In many cases, my colleagues struggled to find summer housing and worry about the rent for their current living situation because they were asked to run a canvass in a completely different city.  Many people would end up semi-homeless for that entire summer, crashing on couches or in the canvass office.  Lucky for me, I didn’t stick it out for the summer.

I mentioned this before – don’t let PIRG fool you when they say “Oh, well we’re activists – we’re not here to make a lot of money!”  But PIRG is a massive organization, if you weren’t able to figure that out already.  They subsist on a massive canvassing operation of regular donors, and get quite a lot of grant money from federal and local benefactors and foundations.  If I had been working for a small, truly grassroots organization, I would have understood the pay cut.  But these guys are not lacking in funds.

PIRG takes advantage of an entry level worker’s naivete – they advertise the starting salary right around 23,750 – but in the first year, much of that salary is your “health earnings” which go to paying your premium.  Though this is common practice at many other organizations and companies, it’s not very clear until you receive the first paycheck.  So you don’t walk home with much in your bank account.

The PIRG also funds an almost fully subsidized vacation in Aspen close to Christmas.  For a week, you get free housing, food, and discounted activities at the resort.  In your first year on staff, you cannot use your vacation time until the completion of your first year, so you could “borrow” time to go to Aspen.   Sure, Aspen itself was awesome and debaucherous.  But couldn’t the money they spend on this be better off somewhere else?   I’m pretty sure they do Aspen to ensure everyone takes the same time off.  Forget about seeing your family – you can get drunk and screw your co-workers in Aspen!

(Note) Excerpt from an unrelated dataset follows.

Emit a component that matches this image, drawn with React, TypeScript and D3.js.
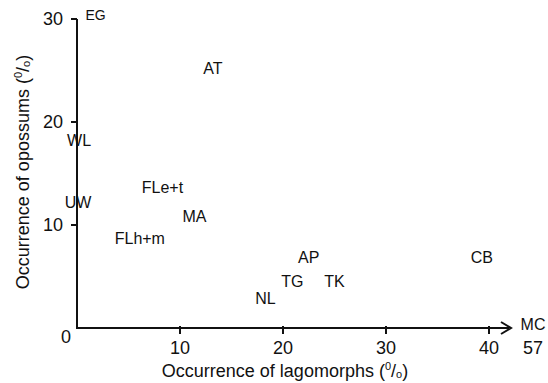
import React from "react";
import * as d3 from "d3";

const sites = ["EG", "AT", "WL", "UW", "FLe+t", "MA", "FLh+m", "NL", "TG", "TK", "AP", "CB"];
const lagomorphs = [1.8, 13.2, 0.2, 0.1, 8.3, 11.4, 6.1, 18.3, 20.9, 25.0, 22.5, 39.3];
const opossums = [30.4, 25.2, 18.2, 12.2, 13.6, 10.8, 8.7, 2.9, 4.5, 4.5, 6.8, 6.8];
const xTicks = [10, 20, 30, 40];
const yTicks = [10, 20, 30];
const offChartLabel = "MC";
const offChartValue = "57";

const W = 548;
const H = 383;
const FONT = "'Liberation Sans', Arial, Helvetica, sans-serif";
const INK = "#111";

export default function App() {
  const x = d3.scaleLinear().domain([0, 40]).range([77, 489]);
  const y = d3.scaleLinear().domain([0, 30]).range([328, 19]);
  const x0 = x(0);
  const y0 = y(0);
  const arrowEnd = 511;

  return (
    <svg width={W} height={H} style={{ position: "absolute", left: 0, top: 0, background: "#fff" }}
      fontFamily={FONT} fill={INK}>
      {/* axes */}
      <line x1={x0} y1={y0 + 1} x2={x0} y2={y(30)} stroke={INK} strokeWidth={2} />
      <line x1={x0 - 1} y1={y0} x2={arrowEnd - 2} y2={y0} stroke={INK} strokeWidth={2} />
      <path d={`M${arrowEnd - 10},${y0 - 6} L${arrowEnd},${y0} L${arrowEnd - 10},${y0 + 6}`}
        fill="none" stroke={INK} strokeWidth={2} />
      {/* y ticks */}
      {yTicks.map((t) => (
        <g key={"y" + t}>
          <line x1={x0 - 6} x2={x0} y1={y(t)} y2={y(t)} stroke={INK} strokeWidth={2} />
          <text x={x0 - 14} y={y(t)} textAnchor="end" dominantBaseline="central" fontSize={18}>{t}</text>
        </g>
      ))}
      <text x={66} y={337} textAnchor="middle" dominantBaseline="central" fontSize={18}>0</text>
      {/* x ticks */}
      {xTicks.map((t) => (
        <g key={"x" + t}>
          <line x1={x(t)} x2={x(t)} y1={y0 - 2} y2={y0 + 6} stroke={INK} strokeWidth={2} />
          <text x={x(t)} y={348} textAnchor="middle" dominantBaseline="central" fontSize={18}>{t}</text>
        </g>
      ))}
      <text x={533} y={324} textAnchor="middle" dominantBaseline="central" fontSize={16}>{offChartLabel}</text>
      <text x={533} y={348} textAnchor="middle" dominantBaseline="central" fontSize={18}>{offChartValue}</text>
      {/* point labels */}
      {sites.map((s, i) => (
        <text key={s} x={x(lagomorphs[i])} y={y(opossums[i])} textAnchor="middle"
          dominantBaseline="central" fontSize={i === 0 ? 14 : 16}>{s}</text>
      ))}
      {/* axis titles */}
      <text x={285} y={371} textAnchor="middle" dominantBaseline="central" fontSize={18}>
        Occurrence of lagomorphs (<tspan fontSize={11} dy={-5}>0</tspan>
        <tspan fontSize={18} dy={5}>/</tspan>
        <tspan fontSize={11} dy={3}>o</tspan>
        <tspan fontSize={18} dy={-3}>)</tspan>
      </text>
      <text transform={`translate(23,172) rotate(-90)`} textAnchor="middle" dominantBaseline="central" fontSize={18}>
        Occurrence of opossums (<tspan fontSize={11} dy={-5}>0</tspan>
        <tspan fontSize={18} dy={5}>/</tspan>
        <tspan fontSize={11} dy={3}>o</tspan>
        <tspan fontSize={18} dy={-3}>)</tspan>
      </text>
    </svg>
  );
}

Having worked as an intern with other organizations and in a legislative office – I was already prepared for this line of work being much more than the standard 40 hours a week.  After a while, I found it egregiously insulting by how much responsibility I was asked to take on by my staff director and how little I was receiving in compensation.  60 hours was a slow week – 75 was the standard.  When I wrote the director of one of my summer internships for an organization that did similar constituent and legislative organizing as PIRG, she was aghast and concerned for my well-being.  “Having the chance to take on leadership and responsibility in an entry level job is not something you come across that often.  But what you’re expected to do is just ridiculous.”



Intro

A change in format –

This blog is going “collaborative”, as it was already – many of the posts on here will be from different ex-PIRG staff, and credit will be given at the end of posts under a handle.

Why start a blog about this? Why all the bad blood?

Thanks for the questions.  I said it before, and will say it again – I did in fact have a lot of great experiences in the organization.  I did learn a lot about how to organize some aspects of a campaign.  But these guys continue to use the same tactics that just aren’t matching up with the problems of the real world.  There’s not a lot of room for creativity as an organizer.  Most importantly, the way the PIRG “sold me” on taking a job with them was creepy and somewhat of a lie.  Yes, I knew it would be hard work – but what I didn’t expect was the drilling of their psychology that the work must consume the rest of your life.

Organizing can take many different forms.  What astounds me is that the PIRG is constantly recruiting new employees because they can’t seem to hold on to their entry level staff – due to the very aforementioned nature of their work environment.  Talk about an utter waste of resources that would have been better spent on a new campaign, or a total image overhaul.

So there.  It’s time that those “bright-eyed and bushy-tailed” sooon-to-be college grads got some truth about PIRG, before being shipped off and selling their life for no money.